I've become a bit wary lately, afraid of wanting her. Afraid of wanting to much, of being a burden and in the way. I've drawn back in order to not be pushy. Unfortunately, that's not a very positive strategy. We've drifted apart, in ways, and I think this wariness of mine is one of the reasons. Among the other reasons are the cause of my wariness, of course. But that's not my point right now.
My point right now is that I've more or less on purpose stopped thinking about how good we can be, how wonderful it can feel. I've stopped fantasizing and remembering, I've stopped lusting and hoping. I've tried to go day by day, happy for what I get, not yearning or craving or imagining anything more or else.
Doesn't it sound like a good, mindful, properly submissive attitude? The calm, accepting property only taking what is given and expecting nothing more. Very zen. And, for us, very much bullshit.
It hasn't shown as much because I've always been very willing when she has reached out to me. When she has taken initiative and done things to me, I've been enjoying it and appreciated it. But... I haven't let it get my hopes up, I haven't been willing to expose myself to the vulnerability of hope and longing and need. I've been shut down.
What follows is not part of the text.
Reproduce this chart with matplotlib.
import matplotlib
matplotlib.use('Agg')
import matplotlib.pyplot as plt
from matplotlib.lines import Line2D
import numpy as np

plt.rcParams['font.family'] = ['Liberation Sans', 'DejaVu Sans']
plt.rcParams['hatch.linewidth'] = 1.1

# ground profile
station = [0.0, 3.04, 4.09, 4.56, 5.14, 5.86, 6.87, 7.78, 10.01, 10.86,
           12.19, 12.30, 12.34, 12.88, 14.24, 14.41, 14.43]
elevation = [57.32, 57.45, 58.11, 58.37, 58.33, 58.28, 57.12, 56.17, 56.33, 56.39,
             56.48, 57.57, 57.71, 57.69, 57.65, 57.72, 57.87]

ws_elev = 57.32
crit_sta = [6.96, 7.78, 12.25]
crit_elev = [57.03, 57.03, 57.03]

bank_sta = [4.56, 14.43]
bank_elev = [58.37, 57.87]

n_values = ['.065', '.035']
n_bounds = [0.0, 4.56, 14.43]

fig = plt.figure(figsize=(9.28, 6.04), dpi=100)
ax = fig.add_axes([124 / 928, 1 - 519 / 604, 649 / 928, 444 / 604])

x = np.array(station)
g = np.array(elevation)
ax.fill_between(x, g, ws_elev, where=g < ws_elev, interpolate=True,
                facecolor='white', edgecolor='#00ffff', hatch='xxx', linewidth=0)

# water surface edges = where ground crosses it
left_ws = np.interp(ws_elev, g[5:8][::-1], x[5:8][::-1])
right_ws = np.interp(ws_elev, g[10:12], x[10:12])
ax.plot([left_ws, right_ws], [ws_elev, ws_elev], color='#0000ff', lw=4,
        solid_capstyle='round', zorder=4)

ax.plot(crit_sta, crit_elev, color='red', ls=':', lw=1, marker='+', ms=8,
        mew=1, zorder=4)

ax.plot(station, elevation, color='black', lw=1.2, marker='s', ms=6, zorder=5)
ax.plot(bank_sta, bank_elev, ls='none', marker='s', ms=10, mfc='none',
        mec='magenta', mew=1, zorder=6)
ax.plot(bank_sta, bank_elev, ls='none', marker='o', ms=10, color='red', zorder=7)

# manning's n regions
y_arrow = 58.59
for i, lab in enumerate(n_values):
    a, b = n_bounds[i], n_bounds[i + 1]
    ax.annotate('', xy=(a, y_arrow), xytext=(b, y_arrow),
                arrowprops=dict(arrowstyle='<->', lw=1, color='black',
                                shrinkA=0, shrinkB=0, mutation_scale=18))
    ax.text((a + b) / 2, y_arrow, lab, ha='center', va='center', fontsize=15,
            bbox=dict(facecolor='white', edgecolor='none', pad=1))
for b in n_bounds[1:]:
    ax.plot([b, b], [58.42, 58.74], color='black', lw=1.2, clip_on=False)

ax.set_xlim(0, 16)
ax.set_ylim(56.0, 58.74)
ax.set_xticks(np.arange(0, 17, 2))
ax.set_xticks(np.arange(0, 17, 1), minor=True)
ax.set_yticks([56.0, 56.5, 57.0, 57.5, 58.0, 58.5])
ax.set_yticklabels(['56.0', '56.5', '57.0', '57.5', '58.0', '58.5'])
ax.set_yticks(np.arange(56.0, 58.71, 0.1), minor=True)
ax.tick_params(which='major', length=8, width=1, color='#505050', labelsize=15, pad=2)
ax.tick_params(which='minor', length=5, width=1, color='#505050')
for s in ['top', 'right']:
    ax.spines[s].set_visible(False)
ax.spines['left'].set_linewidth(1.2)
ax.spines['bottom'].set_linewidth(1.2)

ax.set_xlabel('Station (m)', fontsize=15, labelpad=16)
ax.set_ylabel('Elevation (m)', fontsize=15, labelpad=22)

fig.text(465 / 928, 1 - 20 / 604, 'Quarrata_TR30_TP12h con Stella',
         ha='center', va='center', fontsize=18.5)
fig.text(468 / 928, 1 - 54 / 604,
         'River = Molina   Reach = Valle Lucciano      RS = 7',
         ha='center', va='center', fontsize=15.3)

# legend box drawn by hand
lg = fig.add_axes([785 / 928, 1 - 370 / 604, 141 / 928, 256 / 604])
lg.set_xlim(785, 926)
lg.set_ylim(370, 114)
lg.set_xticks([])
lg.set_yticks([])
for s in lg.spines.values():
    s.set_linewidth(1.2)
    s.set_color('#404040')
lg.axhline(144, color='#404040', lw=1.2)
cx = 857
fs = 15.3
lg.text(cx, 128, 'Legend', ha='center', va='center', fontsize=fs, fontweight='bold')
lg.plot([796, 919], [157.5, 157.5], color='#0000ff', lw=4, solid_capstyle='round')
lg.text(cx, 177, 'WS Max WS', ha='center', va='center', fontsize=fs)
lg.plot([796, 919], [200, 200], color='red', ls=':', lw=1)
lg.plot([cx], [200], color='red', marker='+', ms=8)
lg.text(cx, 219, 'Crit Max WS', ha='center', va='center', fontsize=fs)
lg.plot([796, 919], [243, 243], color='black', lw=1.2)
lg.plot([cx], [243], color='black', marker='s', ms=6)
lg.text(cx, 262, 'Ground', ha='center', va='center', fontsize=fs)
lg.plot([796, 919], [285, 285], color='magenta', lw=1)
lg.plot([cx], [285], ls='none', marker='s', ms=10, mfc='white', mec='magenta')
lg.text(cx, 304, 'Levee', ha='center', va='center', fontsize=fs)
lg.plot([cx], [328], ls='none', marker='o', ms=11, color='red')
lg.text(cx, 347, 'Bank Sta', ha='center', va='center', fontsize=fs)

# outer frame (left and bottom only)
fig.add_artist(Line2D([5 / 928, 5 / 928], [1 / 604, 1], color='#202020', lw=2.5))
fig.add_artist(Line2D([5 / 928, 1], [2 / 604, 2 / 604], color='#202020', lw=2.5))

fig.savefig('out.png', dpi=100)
And even though it hasn't shown all that much when we've had sex, it has shown a lot in other ways. This blog, for instance. There's a reason I haven't written in it. I've tried not to want the things I write about here, and so I haven't been writing nor reading. I've avoided the feelings, because I've wanted to be a good wife, a good partner, a reliable person to my wife. And remembering how it feels to be owned, how it feels to be safe, how it feels to be wanted and lusted for and dominated - it has made me upset, and sad, and bitter, and longing and filled with emotions of all kinds. Emotions that makes me demanding and dramatic and not at all stable and reliable. So I've avoided it.
Ah well. That was a bit cowardly and rather pointless.
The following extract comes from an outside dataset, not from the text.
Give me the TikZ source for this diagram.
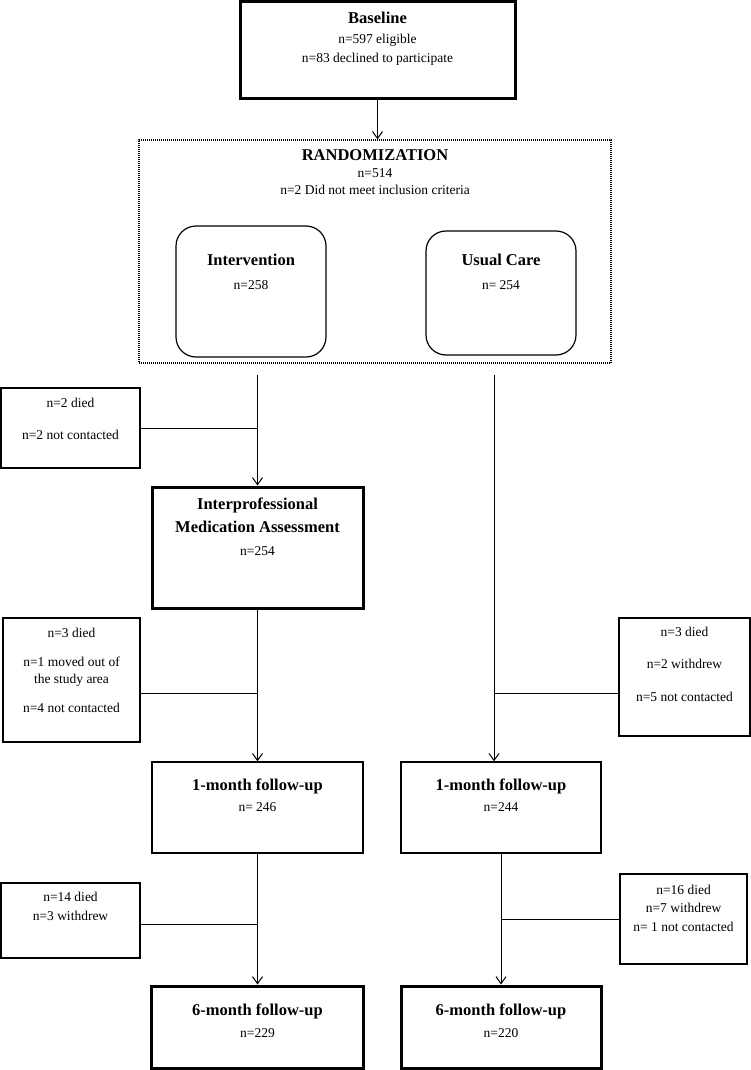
\documentclass[tikz,border=0pt]{standalone}
\usepackage{fontspec}
\setmainfont{Liberation Serif}
\usetikzlibrary{arrows.meta}
\newcommand{\hd}[1]{{\fontsize{16.5}{17}\selectfont\bfseries #1}}

\begin{document}
\begin{tikzpicture}[x=1pt,y=-1pt,line width=1pt,font=\fontsize{13.5}{17}\selectfont,
  box/.style={draw,line width=1.4pt,inner sep=0pt},
  thickbox/.style={box,line width=3pt},
  roundbox/.style={box,line width=1.2pt,rounded corners=20pt},
  randbox/.style={draw,dash pattern=on 1pt off 1pt,line width=1.2pt,inner sep=0pt},
  txt/.style={anchor=north,align=center,inner sep=0pt},
  arr/.style={-{Straight Barb[length=7pt,width=10pt]}}]
  \useasboundingbox (0,0) rectangle (751,1070);
  % boxes
  \node[thickbox,minimum width=275,minimum height=97] (base) at (377.5,50.5) {};
  \node[randbox,minimum width=472,minimum height=223] (rand) at (375,251.5) {};
  \node[roundbox,minimum width=150,minimum height=131] (intv) at (251,291.5) {};
  \node[roundbox,minimum width=150,minimum height=124] (usual) at (501,293) {};
  \node[box,minimum width=139,minimum height=80] (drop1) at (70.5,428) {};
  \node[thickbox,minimum width=211,minimum height=121] (ima) at (257.5,547.5) {};
  \node[box,minimum width=137,minimum height=124] (drop2) at (71.5,680) {};
  \node[box,minimum width=131,minimum height=118] (drop3) at (684.5,677) {};
  \node[box,minimum width=211,minimum height=91] (fu1a) at (257.5,807.5) {};
  \node[box,minimum width=200,minimum height=91] (fu1b) at (501,807.5) {};
  \node[box,minimum width=139,minimum height=75] (drop4) at (70.5,920.5) {};
  \node[box,minimum width=127,minimum height=90] (drop5) at (683.5,919) {};
  \node[thickbox,minimum width=212,minimum height=82] (fu6a) at (257.5,1027) {};
  \node[thickbox,minimum width=200,minimum height=82] (fu6b) at (501,1027) {};
  % texts
  \node[txt] (baset) at ([yshift=-11pt]base.north) {\hd{Baseline}\\[3pt] n=597 eligible\\[2pt] n=83 declined to participate};
  \node[txt] (randt) at ([yshift=-10pt]rand.north) {\hd{RANDOMIZATION}\\ n=514\\ n=2 Did not meet inclusion criteria};
  \node[txt] (intvt) at ([yshift=-28pt]intv.north) {\hd{Intervention}\\[7pt] n=258};
  \node[txt] (usualt) at ([yshift=-23pt]usual.north) {\hd{Usual Care}\\[7pt] n= 254};
  \node[txt] (drop1t) at ([yshift=-10pt]drop1.north) {n=2 died\\[15pt] n=2 not contacted};
  \node[txt] (imat) at ([yshift=-12pt]ima.north) {\hd{Interprofessional}\\[6pt] \hd{Medication Assessment}\\[6pt] n=254};
  \node[txt] (drop2t) at ([yshift=-10pt]drop2.north) {n=3 died\\[12pt] n=1 moved out of\\ the study area\\[12pt] n=4 not contacted};
  \node[txt] (drop3t) at ([yshift=-9pt]drop3.north) {n=3 died\\[15pt] n=2 withdrew\\[16pt] n=5 not contacted};
  \node[txt] (fu1at) at ([yshift=-17pt]fu1a.north) {\hd{1-month follow-up}\\[4pt] n= 246};
  \node[txt] (fu1bt) at ([yshift=-17pt]fu1b.north) {\hd{1-month follow-up}\\[4pt] n=244};
  \node[txt] (drop4t) at ([yshift=-9pt]drop4.north) {n=14 died\\[2pt] n=3 withdrew};
  \node[txt] (drop5t) at ([yshift=-11pt]drop5.north) {n=16 died\\[1pt] n=7 withdrew\\[2pt] n= 1 not contacted};
  \node[txt] (fu6at) at ([yshift=-19pt]fu6a.north) {\hd{6-month follow-up}\\[5pt] n=229};
  \node[txt] (fu6bt) at ([yshift=-19pt]fu6b.north) {\hd{6-month follow-up}\\[5pt] n=220};
  % connectors
  \coordinate (lt) at (257.5,375);
  \coordinate (rt) at (494,375);
  \coordinate (j2) at ([yshift=-13pt]drop2.east);
  \coordinate (j3) at ([yshift=-16pt]drop3.west);
  \coordinate (j4) at ([yshift=-3.5pt]drop4.east);
  \draw[arr] (base.south) -- (base.south |- rand.north);
  \draw (drop1.east) -- (lt |- drop1.east);
  \draw[arr] (lt) -- (ima.north);
  \draw[arr] (ima.south) -- (fu1a.north);
  \draw (j2) -- (ima.south |- j2);
  \draw[arr] (rt) -- (rt |- fu1b.north);
  \draw (j3) -- (rt |- j3);
  \draw[arr] (fu1a.south) -- (fu6a.north);
  \draw (j4) -- (fu1a.south |- j4);
  \draw[arr] (fu1b.south) -- (fu6b.north);
  \draw (drop5.west) -- (fu1b.south |- drop5.west);
\end{tikzpicture}
\end{document}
I'm going to try to dare to come back to this place, and to all those feelings. I'm no good to anyone shut down and distant.
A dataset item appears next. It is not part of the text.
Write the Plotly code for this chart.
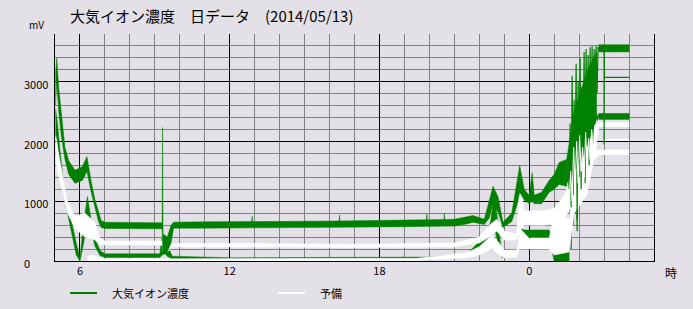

I remember when we where at an event for pony play and she harnessed me and we played in a sanded fenced in area. I was her horse and obeyed her commands, she was my trainer. I was completely present and aware, and safe, and I felt her pride over me deep down in my heart.
I don't want to not remember things like that. I want to be aware of them, and long for more of them. Even if it hurts sometimes.